Well, this is beginning to sound evil, murderous and successful! But not quite enough on heating. So, here is another method which I had not heard about. The method I had previously read about was to use a clothes dryer. This one sounds much more effective:

"When I brought home my felt samples that were possibly exposed to moth eggs, I decided to try treating them with heat, since I could cycle through everything I needed to treat in a day, rather than over weeks if I used the freezer. Lisa recommends temps over 120° F for at least 30 minutes. Washing in water over that temp also works, but I decided I’d rather keep the wool dry so that I could store it right away. I’ve also steamed small amounts of yarn above boiling water, the way you would a vegetable, and that should work as well, as long as the heat penetrates to the middle of whatever you’re steaming.
I did put a pan of hot water on the lowest oven rack, so that the heat I was exposing the wool to wouldn’t be completely dry.
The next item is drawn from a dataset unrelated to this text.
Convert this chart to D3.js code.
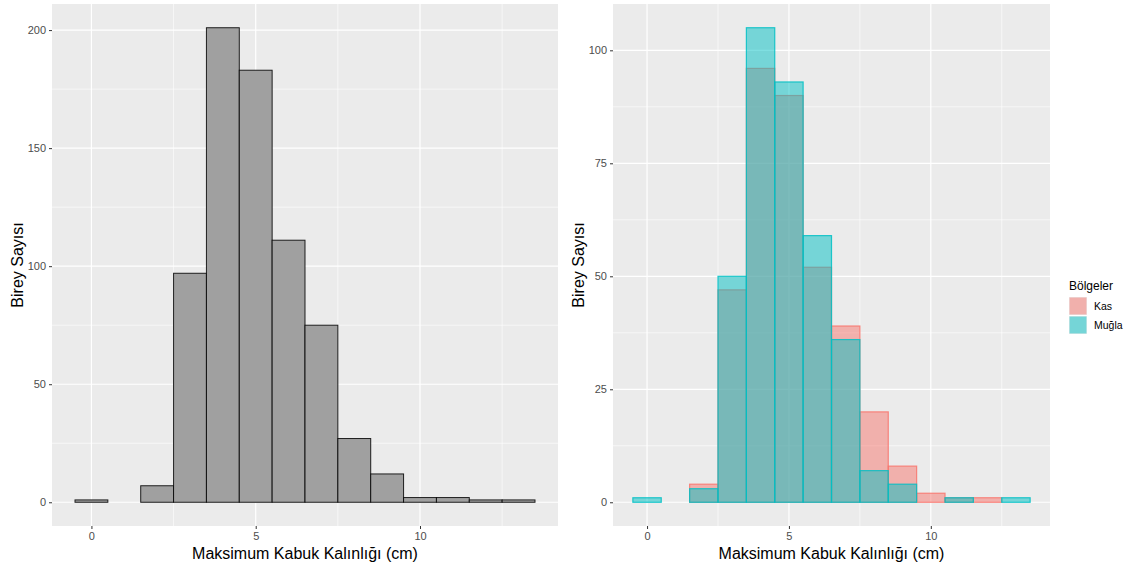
<!DOCTYPE html>
<html>
<head>
<meta charset="utf-8">
<script src="https://cdn.jsdelivr.net/npm/d3@7"></script>
<style>
  body { margin: 0; background: #fff; }
  svg { display: block; font-family: "Liberation Sans", Arial, sans-serif; }
</style>
</head>
<body>
<svg id="chart" width="1127" height="569"></svg>
<script>
// Histogram bins: width 1, centred on each whole centimetre
const binCenters = [0, 1, 2, 3, 4, 5, 6, 7, 8, 9, 10, 11, 12, 13];
const totalCounts = [1, 0, 7, 97, 201, 183, 111, 75, 27, 12, 2, 2, 1, 1];
const regions = ["Kas", "Muğla"];
const kasCounts = [0, 0, 4, 47, 96, 90, 52, 39, 20, 8, 2, 1, 1, 0];
const muglaCounts = [1, 0, 3, 50, 105, 93, 59, 36, 7, 4, 0, 1, 0, 1];
const xTicks = [0, 5, 10];
const yTicksLeft = [0, 50, 100, 150, 200];
const yTicksRight = [0, 25, 50, 75, 100];
const xTitle = "Maksimum Kabuk Kalınlığı (cm)";
const yTitle = "Birey Sayısı";
const legendTitle = "Bölgeler";

const regionColors = { "Kas": "#F8766D", "Muğla": "#00BFC4" };

const svg = d3.select("#chart");

function drawPanel(opts) {
  const { x0, x1, y0, y1, yMax, yTicks, yMinor, series } = opts;
  const lo = -0.5, hi = 13.5, xe = (hi - lo) * 0.05;
  const x = d3.scaleLinear().domain([lo - xe, hi + xe]).range([x0, x1]);
  const ye = yMax * 0.05;
  const y = d3.scaleLinear().domain([-ye, yMax + ye]).range([y1, y0]);

  const g = svg.append("g");
  g.append("rect").attr("x", x0).attr("y", y0)
    .attr("width", x1 - x0).attr("height", y1 - y0).attr("fill", "#EBEBEB");

  // minor grid
  const xMinor = [2.5, 7.5, 12.5];
  g.selectAll(null).data(xMinor).enter().append("line")
    .attr("x1", d => x(d)).attr("x2", d => x(d)).attr("y1", y0).attr("y2", y1)
    .attr("stroke", "#fff").attr("stroke-width", 0.6);
  g.selectAll(null).data(yMinor).enter().append("line")
    .attr("y1", d => y(d)).attr("y2", d => y(d)).attr("x1", x0).attr("x2", x1)
    .attr("stroke", "#fff").attr("stroke-width", 0.6);
  // major grid
  g.selectAll(null).data(xTicks).enter().append("line")
    .attr("x1", d => x(d)).attr("x2", d => x(d)).attr("y1", y0).attr("y2", y1)
    .attr("stroke", "#fff").attr("stroke-width", 1.2);
  g.selectAll(null).data(yTicks).enter().append("line")
    .attr("y1", d => y(d)).attr("y2", d => y(d)).attr("x1", x0).attr("x2", x1)
    .attr("stroke", "#fff").attr("stroke-width", 1.2);

  // bars
  series.forEach(s => {
    g.selectAll(null).data(binCenters.map((c, i) => ({ c, v: s.values[i] })))
      .enter().append("rect")
      .attr("x", d => x(d.c - 0.5))
      .attr("y", d => y(d.v))
      .attr("width", d => x(d.c + 0.5) - x(d.c - 0.5))
      .attr("height", d => y(0) - y(d.v))
      .attr("fill", s.fill).attr("fill-opacity", s.fillOpacity)
      .attr("stroke", s.stroke).attr("stroke-opacity", s.strokeOpacity)
      .attr("stroke-width", s.strokeWidth);
  });

  // axes
  const xAxis = d3.axisBottom(x).tickValues(xTicks).tickSize(3).tickPadding(3);
  const ax = g.append("g").attr("transform", `translate(0,${y1})`).call(xAxis);
  const yAxis = d3.axisLeft(y).tickValues(yTicks).tickSize(3).tickPadding(3);
  const ay = g.append("g").attr("transform", `translate(${x0},0)`).call(yAxis);
  [ax, ay].forEach(a => {
    a.select(".domain").remove();
    a.selectAll(".tick line").attr("stroke", "#333").attr("stroke-width", 1);
    a.selectAll(".tick text").attr("fill", "#4D4D4D").attr("font-size", 11)
      .attr("font-family", "Liberation Sans, Arial, sans-serif");
  });

  // titles
  g.append("text").attr("x", (x0 + x1) / 2).attr("y", 559)
    .attr("text-anchor", "middle").attr("font-size", 16).attr("fill", "#000")
    .text(xTitle);
  g.append("text")
    .attr("transform", `translate(${opts.yTitleX},${(y0 + y1) / 2}) rotate(-90)`)
    .attr("text-anchor", "middle").attr("font-size", 16).attr("fill", "#000")
    .text(yTitle);
}

// Left: all individuals
drawPanel({
  x0: 52, x1: 558, y0: 4, y1: 526,
  yMax: d3.max(totalCounts), yTicks: yTicksLeft, yMinor: [25, 75, 125, 175],
  yTitleX: 23,
  series: [{ values: totalCounts, fill: "#A0A0A0", fillOpacity: 1,
             stroke: "#000", strokeOpacity: 0.85, strokeWidth: 1 }]
});

// Right: by region, overlaid with transparency
const regionValues = { "Kas": kasCounts, "Muğla": muglaCounts };
drawPanel({
  x0: 613, x1: 1050, y0: 4, y1: 526,
  yMax: d3.max([...kasCounts, ...muglaCounts]), yTicks: yTicksRight,
  yMinor: [12.5, 37.5, 62.5, 87.5],
  yTitleX: 584,
  series: regions.map(r => ({ values: regionValues[r], fill: regionColors[r],
    fillOpacity: 0.5, stroke: regionColors[r], strokeOpacity: 0.85, strokeWidth: 1.2 }))
});

// Legend
const lg = svg.append("g").attr("transform", "translate(1069,0)");
lg.append("text").attr("x", 0).attr("y", 290).attr("font-size", 12)
  .attr("fill", "#000").text(legendTitle);
regions.forEach((r, i) => {
  const yy = 297 + i * 19;
  lg.append("rect").attr("x", 0).attr("y", yy).attr("width", 18).attr("height", 18)
    .attr("fill", "#EBEBEB");
  lg.append("rect").attr("x", 0.5).attr("y", yy + 0.5).attr("width", 17).attr("height", 17)
    .attr("fill", regionColors[r]).attr("fill-opacity", 0.5)
    .attr("stroke", "none");
  lg.append("text").attr("x", 25).attr("y", yy + 13).attr("font-size", 10.5)
    .attr("fill", "#000").text(r);
});
</script>
</body>
</html>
The lowest temperature my oven will set at is 170° F, and I went for 200° just for good measure. I put an old towel directly on the middle oven rack, and put the wool items, not too many at a time so that the heat had a chance to penetrate, on top of that, and set the timer for 40 minutes before taking them out and putting in the next batch. At the end, the only thing that showed any signs of scorching was where the towel touched the sides of the oven, so I suggest folding your towel so that it doesn’t touch the oven walls. I keep a baking stone on the top rack of my oven, and I left it there to hold heat. If you wanted to, I think you could also do two racks of wool at a time, as long as you allow time for the oven to heat back up after you load everything in."

Now you should be adequately protected against the evil scourge, at least until another moth flies into your house, or a carpet beetle saunters in for a snack.